> _Collected material_
## START

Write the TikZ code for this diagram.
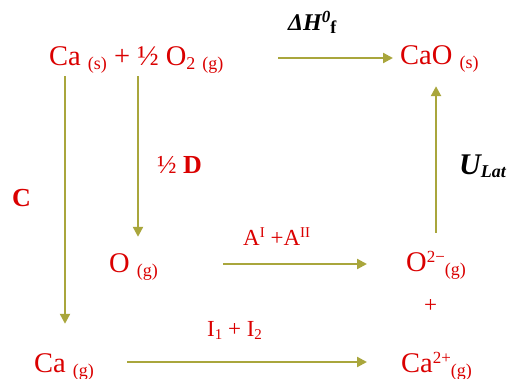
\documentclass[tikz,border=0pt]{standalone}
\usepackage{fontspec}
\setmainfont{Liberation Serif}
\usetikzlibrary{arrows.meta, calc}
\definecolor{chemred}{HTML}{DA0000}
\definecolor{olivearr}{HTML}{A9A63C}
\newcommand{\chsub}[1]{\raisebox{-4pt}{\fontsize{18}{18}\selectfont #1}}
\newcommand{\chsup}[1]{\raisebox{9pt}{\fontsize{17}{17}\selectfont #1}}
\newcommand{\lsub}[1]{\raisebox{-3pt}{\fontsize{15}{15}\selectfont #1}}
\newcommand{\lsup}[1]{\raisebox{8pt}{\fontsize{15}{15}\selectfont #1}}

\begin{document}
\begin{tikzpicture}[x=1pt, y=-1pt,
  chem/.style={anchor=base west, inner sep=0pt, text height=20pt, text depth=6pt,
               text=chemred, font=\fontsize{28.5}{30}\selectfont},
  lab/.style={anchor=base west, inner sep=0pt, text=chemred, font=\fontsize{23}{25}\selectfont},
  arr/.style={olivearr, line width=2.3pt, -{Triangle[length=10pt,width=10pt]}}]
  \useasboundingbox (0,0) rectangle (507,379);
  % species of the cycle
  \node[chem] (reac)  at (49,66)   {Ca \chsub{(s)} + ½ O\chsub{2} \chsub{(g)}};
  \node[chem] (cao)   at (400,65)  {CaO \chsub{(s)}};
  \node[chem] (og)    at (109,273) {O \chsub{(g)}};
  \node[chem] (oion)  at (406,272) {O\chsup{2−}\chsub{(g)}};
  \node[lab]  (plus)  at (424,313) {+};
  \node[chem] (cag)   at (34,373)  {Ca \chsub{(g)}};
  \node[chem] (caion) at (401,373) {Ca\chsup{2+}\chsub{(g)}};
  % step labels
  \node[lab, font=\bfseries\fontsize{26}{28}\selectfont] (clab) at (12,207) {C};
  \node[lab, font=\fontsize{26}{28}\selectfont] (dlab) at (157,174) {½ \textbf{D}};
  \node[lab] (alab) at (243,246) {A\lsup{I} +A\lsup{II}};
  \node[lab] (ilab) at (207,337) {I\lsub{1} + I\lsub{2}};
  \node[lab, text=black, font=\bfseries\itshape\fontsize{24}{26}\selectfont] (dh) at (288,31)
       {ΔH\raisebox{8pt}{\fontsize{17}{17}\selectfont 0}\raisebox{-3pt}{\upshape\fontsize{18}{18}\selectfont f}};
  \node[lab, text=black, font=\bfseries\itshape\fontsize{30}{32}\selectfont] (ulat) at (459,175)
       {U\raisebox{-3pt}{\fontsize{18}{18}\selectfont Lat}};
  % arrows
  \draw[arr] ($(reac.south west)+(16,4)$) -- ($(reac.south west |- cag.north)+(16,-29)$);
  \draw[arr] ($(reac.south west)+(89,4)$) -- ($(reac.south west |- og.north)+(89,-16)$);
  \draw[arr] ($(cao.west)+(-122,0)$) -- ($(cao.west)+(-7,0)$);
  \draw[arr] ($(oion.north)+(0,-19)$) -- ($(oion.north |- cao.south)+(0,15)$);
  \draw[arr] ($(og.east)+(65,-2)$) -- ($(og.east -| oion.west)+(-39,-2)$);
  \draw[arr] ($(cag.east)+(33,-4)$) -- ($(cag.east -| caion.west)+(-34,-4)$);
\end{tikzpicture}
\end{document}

## END

> _Your instructions_
Copy the data word for word. Pictures do not go in the copy.

> _Result of this task_
Write the TikZ code for this diagram.
\documentclass[tikz,border=0pt]{standalone}
\usepackage{fontspec}
\setmainfont{Liberation Serif}
\usetikzlibrary{arrows.meta, calc}
\definecolor{chemred}{HTML}{DA0000}
\definecolor{olivearr}{HTML}{A9A63C}
\newcommand{\chsub}[1]{\raisebox{-4pt}{\fontsize{18}{18}\selectfont #1}}
\newcommand{\chsup}[1]{\raisebox{9pt}{\fontsize{17}{17}\selectfont #1}}
\newcommand{\lsub}[1]{\raisebox{-3pt}{\fontsize{15}{15}\selectfont #1}}
\newcommand{\lsup}[1]{\raisebox{8pt}{\fontsize{15}{15}\selectfont #1}}

\begin{document}
\begin{tikzpicture}[x=1pt, y=-1pt,
  chem/.style={anchor=base west, inner sep=0pt, text height=20pt, text depth=6pt,
               text=chemred, font=\fontsize{28.5}{30}\selectfont},
  lab/.style={anchor=base west, inner sep=0pt, text=chemred, font=\fontsize{23}{25}\selectfont},
  arr/.style={olivearr, line width=2.3pt, -{Triangle[length=10pt,width=10pt]}}]
  \useasboundingbox (0,0) rectangle (507,379);
  % species of the cycle
  \node[chem] (reac)  at (49,66)   {Ca \chsub{(s)} + ½ O\chsub{2} \chsub{(g)}};
  \node[chem] (cao)   at (400,65)  {CaO \chsub{(s)}};
  \node[chem] (og)    at (109,273) {O \chsub{(g)}};
  \node[chem] (oion)  at (406,272) {O\chsup{2−}\chsub{(g)}};
  \node[lab]  (plus)  at (424,313) {+};
  \node[chem] (cag)   at (34,373)  {Ca \chsub{(g)}};
  \node[chem] (caion) at (401,373) {Ca\chsup{2+}\chsub{(g)}};
  % step labels
  \node[lab, font=\bfseries\fontsize{26}{28}\selectfont] (clab) at (12,207) {C};
  \node[lab, font=\fontsize{26}{28}\selectfont] (dlab) at (157,174) {½ \textbf{D}};
  \node[lab] (alab) at (243,246) {A\lsup{I} +A\lsup{II}};
  \node[lab] (ilab) at (207,337) {I\lsub{1} + I\lsub{2}};
  \node[lab, text=black, font=\bfseries\itshape\fontsize{24}{26}\selectfont] (dh) at (288,31)
       {ΔH\raisebox{8pt}{\fontsize{17}{17}\selectfont 0}\raisebox{-3pt}{\upshape\fontsize{18}{18}\selectfont f}};
  \node[lab, text=black, font=\bfseries\itshape\fontsize{30}{32}\selectfont] (ulat) at (459,175)
       {U\raisebox{-3pt}{\fontsize{18}{18}\selectfont Lat}};
  % arrows
  \draw[arr] ($(reac.south west)+(16,4)$) -- ($(reac.south west |- cag.north)+(16,-29)$);
  \draw[arr] ($(reac.south west)+(89,4)$) -- ($(reac.south west |- og.north)+(89,-16)$);
  \draw[arr] ($(cao.west)+(-122,0)$) -- ($(cao.west)+(-7,0)$);
  \draw[arr] ($(oion.north)+(0,-19)$) -- ($(oion.north |- cao.south)+(0,15)$);
  \draw[arr] ($(og.east)+(65,-2)$) -- ($(og.east -| oion.west)+(-39,-2)$);
  \draw[arr] ($(cag.east)+(33,-4)$) -- ($(cag.east -| caion.west)+(-34,-4)$);
\end{tikzpicture}
\end{document}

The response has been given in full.